We may sometimes need to change how we think about theocratic goals. We may study the Bible and go to meetings, but we may delay getting baptized. Or we may be able to pioneer but hesitate to start. A brother may not want to serve as a ministerial servant or an elder in the congregation. (1 Timothy 3:1) Have you ever felt like that? Do you think that you could change your mind? Jehovah invites you to enjoy these privileges and be happy serving God and others.
Ella, a Bethelite in Africa, says: “When I first came to Bethel, I did not know if I would stay long. I had the desire to serve Jehovah whole-souled, but I also felt very close to my family. At first, I missed my family so much! Yet, my roommate encouraged me, so I decided to stay. After spending ten years at Bethel, I feel that I want to continue as long as possible serving my brothers and sisters by remaining in my Bethel assignment.”

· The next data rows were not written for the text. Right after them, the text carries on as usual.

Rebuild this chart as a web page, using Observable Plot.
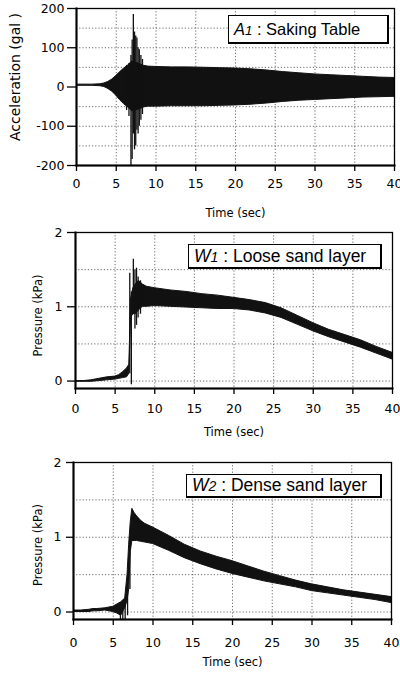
<!DOCTYPE html>
<html>
<head>
<meta charset="utf-8">
<script src="https://cdn.jsdelivr.net/npm/d3@7"></script>
<script src="https://cdn.jsdelivr.net/npm/@observablehq/plot@0.6"></script>
<style>
  html, body { margin: 0; padding: 0; background: #fff; }
  #root { width: 400px; }
  .panel { position: relative; width: 400px; }
  .panel svg { display: block; }
  .legend {
    position: absolute; box-sizing: border-box; background: #fff;
    border-style: solid; border-color: #000; border-width: 1.5px 2.5px 2.5px 1.5px;
    font-family: "Liberation Sans", Arial, sans-serif; font-size: 17.5px; color: #000;
    display: flex; align-items: center; padding-left: 5px; white-space: nowrap;
  }
  .legend i { font-style: italic; }
  .legend small { font-size: 0.8em; }
</style>
</head>
<body>
<div id="root"></div>
<script>
// ---------- shared axis values ----------
const xTicks = [0, 5, 10, 15, 20, 25, 30, 35, 40];
const xGrid = [5, 10, 15, 20, 25, 30, 35];

// ---------- A1 : shaking table acceleration (gal) ----------
const accTicks = [-200, -100, 0, 100, 200];
const accGrid = [-150, -100, -50, 50, 100, 150];
const accTime  = [0, 1, 2, 3, 3.5, 4, 4.5, 5, 5.5, 6, 6.5, 7, 7.5, 8, 8.5, 9, 10, 12, 14, 16, 18, 20, 22, 24, 26, 28, 30, 32, 34, 36, 38, 40];
const accUpper = [6, 6, 6, 7, 9, 13, 19, 28, 38, 47, 55, 65, 62, 58, 54, 52, 51, 50, 50, 49, 48, 47, 45, 42, 38, 35, 32, 30, 28, 26, 24, 23];
const accLower = [3, 3, 3, 2, 0, -5, -12, -22, -34, -44, -52, -62, -60, -56, -52, -50, -50, -49, -49, -49, -48, -47, -45, -42, -38, -35, -33, -31, -29, -27, -26, -25];
const accSpikeT  = [6.3, 6.6, 6.85, 7.0, 7.15, 7.3, 7.45, 7.6, 7.75, 7.9, 8.1, 8.3];
const accSpikeLo = [-60, -75, -200, -185, -120, -160, -150, -110, -120, -100, -85, -70];
const accSpikeHi = [55, 60, 80, 120, 185, 140, 130, 125, 100, 95, 80, 70];

// ---------- W1 : loose sand layer pressure (kPa) ----------
const presTicks = [0, 1, 2];
const presGrid = [0, 0.5, 1, 1.5];
const w1Time  = [0, 1, 2, 3, 4, 5, 5.5, 6, 6.5, 6.8, 7.0, 7.3, 7.6, 8, 8.5, 9, 10, 12, 14, 16, 18, 20, 22, 24, 26, 28, 30, 32, 34, 36, 38, 40];
const w1Upper = [0.0, 0.0, 0.01, 0.03, 0.05, 0.06, 0.08, 0.12, 0.17, 0.22, 1.1, 1.25, 1.3, 1.35, 1.3, 1.27, 1.25, 1.22, 1.2, 1.17, 1.15, 1.12, 1.09, 1.05, 0.98, 0.88, 0.78, 0.69, 0.62, 0.55, 0.46, 0.38];
const w1Lower = [-0.01, -0.01, -0.01, 0.0, 0.01, 0.02, 0.03, 0.04, 0.05, 0.1, 0.85, 0.9, 0.9, 0.95, 1.0, 1.0, 1.01, 1.0, 0.99, 0.98, 0.97, 0.97, 0.95, 0.91, 0.85, 0.76, 0.67, 0.59, 0.52, 0.45, 0.37, 0.29];
const w1SpikeT  = [6.85, 7.05, 7.3, 7.5, 7.7, 7.9, 8.2];
const w1SpikeLo = [0.1, -0.05, 0.9, 0.7, 0.75, 0.85, 0.9];
const w1SpikeHi = [1.45, 1.2, 1.64, 1.5, 1.52, 1.4, 1.35];

// ---------- W2 : dense sand layer pressure (kPa) ----------
const w2Time  = [0, 1, 2, 2.5, 3, 4, 5, 5.5, 6, 6.5, 6.8, 7.0, 7.2, 7.4, 7.7, 8, 8.5, 9, 10, 12, 14, 16, 18, 20, 22, 24, 26, 28, 30, 32, 34, 36, 38, 40];
const w2Upper = [0.02, 0.02, 0.03, 0.04, 0.04, 0.05, 0.07, 0.1, 0.13, 0.18, 0.5, 0.9, 1.2, 1.38, 1.32, 1.28, 1.22, 1.18, 1.13, 1.02, 0.9, 0.81, 0.74, 0.68, 0.61, 0.54, 0.48, 0.42, 0.37, 0.33, 0.29, 0.26, 0.23, 0.2];
const w2Lower = [0.0, 0.0, 0.0, 0.01, 0.01, 0.02, 0.0, -0.02, -0.05, 0.05, 0.15, 0.3, 0.8, 0.95, 0.95, 0.95, 0.94, 0.93, 0.91, 0.82, 0.72, 0.64, 0.57, 0.51, 0.46, 0.41, 0.37, 0.33, 0.28, 0.25, 0.22, 0.19, 0.16, 0.12];
const w2SpikeT  = [5.9, 6.2, 6.5, 6.8, 7.1];
const w2SpikeLo = [-0.1, -0.1, -0.1, -0.05, 0.3];
const w2SpikeHi = [0.05, 0.08, 0.12, 0.3, 1.0];

const ink = "#111";
const fmt = d => String(d);

function panel(o) {
  const svg = Plot.plot({
    width: 400,
    height: o.height,
    marginTop: o.mt, marginBottom: o.mb, marginLeft: o.ml, marginRight: o.mr,
    style: {fontFamily: "DejaVu Sans, sans-serif", fontSize: "12px", color: "#000", background: "#fff"},
    x: {domain: [0, 40]},
    y: {domain: o.yDomain},
    marks: [
      Plot.gridX(xGrid, {stroke: "#333", strokeOpacity: 0.9, strokeWidth: 0.8, strokeDasharray: "1.2,2"}),
      Plot.gridY(o.yGrid, {stroke: "#333", strokeOpacity: 0.9, strokeWidth: 0.8, strokeDasharray: "1.2,2"}),
      Plot.areaY(o.time, {x: o.time, y1: o.lower, y2: o.upper, fill: ink, stroke: ink, strokeWidth: 1, clip: true}),
      Plot.ruleX(o.spikeT, {x: o.spikeT, y1: o.spikeLo, y2: o.spikeHi, stroke: ink, strokeWidth: 1.3, clip: true}),
      Plot.frame({stroke: "#000", strokeWidth: 1.3}),
      Plot.frame({anchor: "left", stroke: "#000", strokeWidth: 2}),
      Plot.frame({anchor: "bottom", stroke: "#000", strokeWidth: 2}),
      Plot.axisX(xTicks, {tickSize: 6, tickPadding: o.xPad, tickFormat: fmt, fontSize: 12.5, label: null, strokeWidth: 1.3}),
      Plot.axisY(o.yTicks, {tickSize: o.yTickSize, tickPadding: o.yPad, tickFormat: fmt, fontSize: 12.5, label: null, strokeWidth: 1.3}),
      Plot.text(["Time (sec)"], {frameAnchor: "bottom", textAnchor: "middle", lineAnchor: "middle", dy: o.xLabelDy, fontSize: 11.5, fill: "#000"}),
      Plot.text([o.ylabel], {frameAnchor: "left", textAnchor: "middle", lineAnchor: "middle", rotate: -90, dx: o.yLabelDx, dy: o.yLabelDy, fontSize: o.yLabelSize, fill: "#000"})
    ]
  });
  const div = document.createElement("div");
  div.className = "panel";
  div.appendChild(svg);
  const lg = document.createElement("div");
  lg.className = "legend";
  lg.style.left = o.lg[0] + "px";
  lg.style.top = o.lg[1] + "px";
  lg.style.width = o.lg[2] + "px";
  lg.style.height = o.lg[3] + "px";
  lg.style.fontSize = o.lgSize + "px";
  lg.innerHTML = `<i>${o.tagLetter}<small>${o.tagNum}</small></i>&nbsp;: ${o.title}`;
  div.appendChild(lg);
  document.getElementById("root").appendChild(div);
}

panel({
  height: 226, mt: 8, mb: 61, ml: 76, mr: 6,
  yDomain: [-200, 200], yTicks: accTicks, yGrid: accGrid,
  time: accTime, upper: accUpper, lower: accLower,
  spikeT: accSpikeT, spikeLo: accSpikeLo, spikeHi: accSpikeHi,
  xPad: 8, yTickSize: 9, yPad: 3, xLabelDy: 48,
  ylabel: "Acceleration (gal )", yLabelDx: -61, yLabelDy: -10, yLabelSize: 14,
  tagLetter: "A", tagNum: "1", title: "Saking Table", lg: [228, 15, 161, 29], lgSize: 16.5
});
panel({
  height: 224, mt: 6, mb: 62, ml: 75, mr: 8,
  yDomain: [-0.1, 2], yTicks: presTicks, yGrid: presGrid,
  time: w1Time, upper: w1Upper, lower: w1Lower,
  spikeT: w1SpikeT, spikeLo: w1SpikeLo, spikeHi: w1SpikeHi,
  xPad: 10, yTickSize: 8, yPad: 5, xLabelDy: 44,
  ylabel: "Pressure (kPa)", yLabelDx: -37, yLabelDy: 5, yLabelSize: 11.5,
  tagLetter: "W", tagNum: "1", title: "Loose sand layer", lg: [188, 18, 194, 25], lgSize: 17.5
});
panel({
  height: 223, mt: 12, mb: 54, ml: 73, mr: 9,
  yDomain: [-0.1, 2], yTicks: presTicks, yGrid: presGrid,
  time: w2Time, upper: w2Upper, lower: w2Lower,
  spikeT: w2SpikeT, spikeLo: w2SpikeLo, spikeHi: w2SpikeHi,
  xPad: 13, yTickSize: 7, yPad: 5, xLabelDy: 43,
  ylabel: "Pressure (kPa)", yLabelDx: -35, yLabelDy: 4, yLabelSize: 11.5,
  tagLetter: "W", tagNum: "2", title: "Dense sand layer", lg: [186, 24, 196, 24], lgSize: 17.5
});
</script>
</body>
</html>
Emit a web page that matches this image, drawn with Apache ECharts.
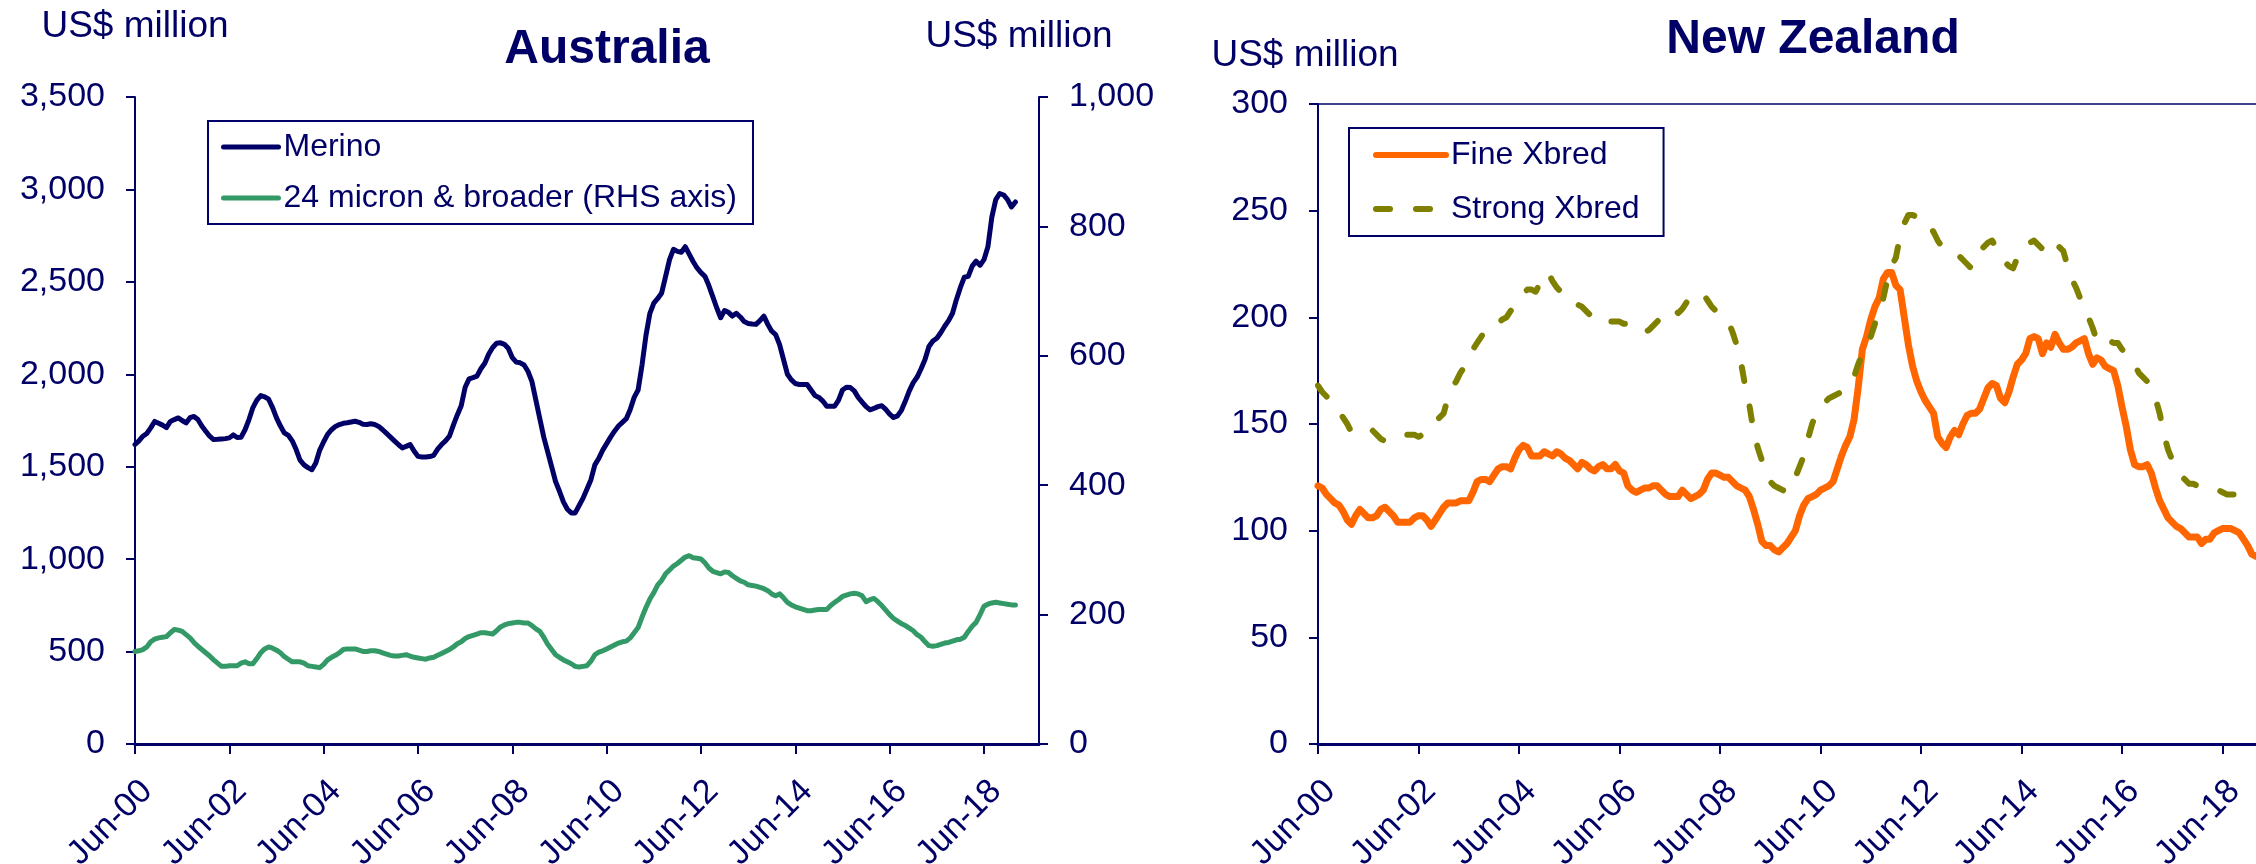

When You Must Change Your Mind
There are times when we must absolutely change our mind. For example, Cain became jealous of his brother and “grew hot with anger.” God saw that Cain was going to do something bad and warned him to control his anger. God said that sin was “crouching at the door.” But instead of changing his mind and attitude, Cain ignored God’s warning. The sad result was that Cain murdered his brother!
We can also learn from the example of King Uzziah. At first, he was obedient and had a good relationship with Jehovah. But sadly, he became very proud. He went into the temple to offer incense, although only priests were allowed to do that. The priests warned him not to, but he did not change his mind. Uzziah “became enraged” and ignored their warning. So Jehovah struck him with leprosy.
A modern example of one who needed to change his mind is Joachim, who was baptized in 1955 but was disfellowshipped in 1978. More than 20 years later, he changed his attitude, repented, and came back to the truth. When an elder asked him why he waited so long, Joachim said: “I was both angry and proud. I do regret that I waited so long. While I was disfellowshipped, I knew that Jehovah’s Witnesses taught the truth.”
We too may need to change our decisions and actions at times. When we are willing to do this, Jehovah will be pleased with us.